Не имею ни малейшего намерения переоценивать свою чрезвычайно скромную роль: но говорю с полным убеждением, что в то утро Делькассэ много проиграл за счет Франции. Не еврейский легион, а гораздо больше. Я пошел к нему не только по собственной инициативе: мой визит был отчасти результатом совещаний с X. Е. Вейцманом. За несколько дней до того он был в Париже. Тогда он уже начал свои переговоры с государственными деятелями Англии; был уже уверен в их сочувствии —
хотя жаловался, что они все еще пока не считают Палестину «актуальной». Но главным препятствием на пути его было то, что англичане опасались задеть или шокировать Францию какими-либо самостоятельными шагами касательно будущности Святой Земли. В то время еще жива была старинная международная традиция, по которой за Францией признавалось некоторое туманное притязание на Сирию и Палестину. Для сионистской дипломатии важно было знать, есть ли у французского правительства какое-нибудь определенное отношение к нашим требованиям, и особенно — есть ли надежда на сочувственное отношение. Если да — тогда надо будет вести работу на два фронта; если нет — можно будет сосредоточить все усилия в Англии: создать благоприятное отношение к сионизму, а может быть — что еще важнее — попытаться разбудить в Англии аппетит, активный интерес к лозунгу "British Palestine" и, следовательно, к операциям на палестинском фронте.

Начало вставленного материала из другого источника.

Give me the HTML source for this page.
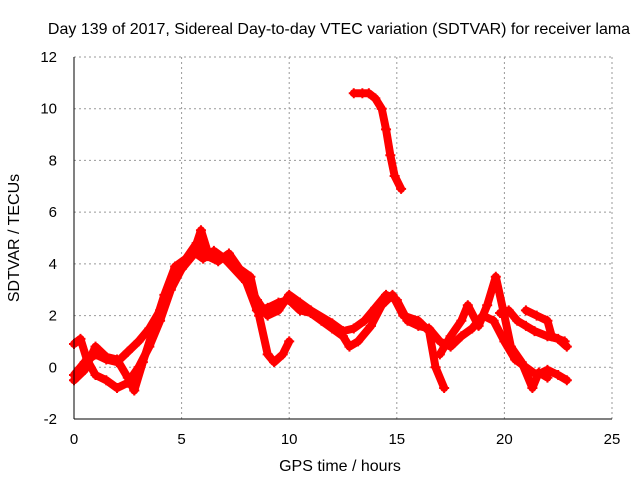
<!DOCTYPE html>
<html><head><meta charset="utf-8"><style>
body{margin:0;background:#fff;}
svg{font-family:"Liberation Sans",sans-serif;font-size:15px;}
</style></head><body>
<svg id="c" width="640" height="480" xmlns="http://www.w3.org/2000/svg">
<rect width="640" height="480" fill="#fff"/>
<text x="339" y="34" text-anchor="middle" font-size="16">Day 139 of 2017, Sidereal Day-to-day VTEC variation (SDTVAR) for receiver lama</text>
<text x="340" y="471" text-anchor="middle" font-size="16">GPS time / hours</text>
<text transform="translate(19,238) rotate(-90)" text-anchor="middle" font-size="16">SDTVAR / TECUs</text>
<g id="grid"></g><g id="ticks"></g><g id="marks"></g>
<line x1="74" y1="57" x2="74" y2="419" stroke="#000"/>
<line x1="74" y1="419" x2="612" y2="419" stroke="#000"/>
</svg>
<script>
const xTicks=[0,5,10,15,20,25];
const yTicks=[-2,0,2,4,6,8,10,12];
const sA_x=[0,0.5,1,1.5,2,2.5,3,3.5,4,4.5,5,5.5,5.9,6.2,7,7.5,8,8.5,9,9.5,10,10.5,11,12,12.5,13,13.5,14,14.5,15,15.5,16,16.5,17,17.5,18,18.5,19,19.5,20,20.5,21,21.5,22,22.5,22.9];
const sA_y=[-0.3,0.2,0.5,0.3,0.2,0.6,1,1.5,2.2,3.2,3.8,4.3,5.3,4.5,4.2,4,3.3,2.6,2.0,2.2,2.8,2.5,2.2,1.7,1.4,1.5,1.8,2.3,2.8,2.6,1.8,1.6,1.5,1.0,0.8,1.2,1.5,2.0,1.8,1.0,0.3,0,-0.3,-0.1,-0.3,-0.5];
const sB_x=[0,0.5,1,1.5,2,2.5,2.8,3.2,3.7,4.2,4.7,5.2,5.7,6.2,6.7,7.2,7.7,8.2,8.6,9,9.3,9.7,10];
const sB_y=[-0.5,-0.1,0.8,0.4,0.3,-0.4,-0.9,0.2,1.5,2.8,3.9,4.2,4.8,4.3,4.1,4.4,3.8,3.5,2.0,0.5,0.2,0.5,1.0];
const sC_x=[0,0.3,0.6,1,1.5,2,2.5,3,3.5,4,4.5,5,5.5,6,6.5,7,8,8.5,9,9.5,10,10.5,11,11.5,12,12.5,12.8,13.2,13.8,14.3,14.8,15.3,16,16.5,16.8,17.2];
const sC_y=[0.9,1.1,0.3,-0.3,-0.5,-0.8,-0.6,0,0.8,1.8,3,3.8,4.5,4.2,4.5,4.2,3.3,2.2,2.3,2.5,2.6,2.2,2.1,1.8,1.5,1.2,0.8,1.0,1.6,2.4,2.8,2.0,1.8,1.4,0,-0.8];
const sD_x=[17,17.5,18,18.3,18.8,19.2,19.6,20,20.3,20.8,21.3,21.6,22];
const sD_y=[0.5,1.2,1.8,2.4,1.6,2.4,3.5,2,0.8,0.2,-0.8,-0.2,-0.4];
const sE_x=[19.8,20.2,20.6,21,21.4,22,22.5,22.9];
const sE_y=[2.1,2.2,1.8,1.6,1.4,1.2,1.1,0.8];
const sF_x=[21,21.5,22,22.2,22.8];
const sF_y=[2.2,2,1.8,1.2,1.0];
const sG_x=[13,13.4,13.7,14,14.3,14.5,14.7,14.9,15.2];
const sG_y=[10.6,10.6,10.6,10.4,10,9.2,8.2,7.4,6.9];
const series=[[sA_x,sA_y],[sB_x,sB_y],[sC_x,sC_y],[sD_x,sD_y],[sE_x,sE_y],[sF_x,sF_y],[sG_x,sG_y]];
const NS="http://www.w3.org/2000/svg";
const X=v=>74+v*538/25, Y=v=>419-(v+2)*362/14;
function mk(t,a,p){const e=document.createElementNS(NS,t);for(const k in a)e.setAttribute(k,a[k]);p.appendChild(e);return e;}
const g=document.getElementById('grid'),tk=document.getElementById('ticks'),m=document.getElementById('marks');
xTicks.forEach(v=>{
 if(v>0){const l=mk('line',{x1:X(v),x2:X(v),y1:57,y2:419,stroke:'#999','stroke-dasharray':'2,3'},g);
 
 }
 const t=mk('text',{x:X(v),y:444,'text-anchor':'middle'},tk);t.textContent=v;
 
 
});
yTicks.forEach(v=>{
 const l=mk('line',{x1:74,x2:612,y1:Y(v),y2:Y(v),stroke:'#999','stroke-dasharray':'2,3'},g);
 
 
 const t=mk('text',{x:57,y:Y(v)+5,'text-anchor':'end'},tk);t.textContent=v;
 
 
});
series.forEach((s,i)=>{
 const pts=s[0].map((x,j)=>X(x)+','+Y(s[1][j])).join(' ');
 const pl=mk('polyline',{points:pts,fill:'none',stroke:'#f00','stroke-width':8,'stroke-linejoin':'round','stroke-linecap':'round'},m);
 
 
 s[0].forEach((x,j)=>{
  const cx=X(x),cy=Y(s[1][j]);
  const p=mk('path',{d:`M${cx-5},${cy}h10M${cx},${cy-5}v10`,stroke:'#f00','stroke-width':2},m);
  
  
 });
});
</script>
</body></html>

Вейцману, по многим причинам, неудобно было самому поставить этот вопрос перед французскими властями. Он вернулся в Лондон и там ждал результатов моего свидания с Делькассэ. Свой вопрос министру я формулировал так: — Если бы по окончании войны Палестина попала в сферу французского влияния, — можем ли мы, сионисты, надеяться, что французское правительство примет во внимание наши национальные стремления?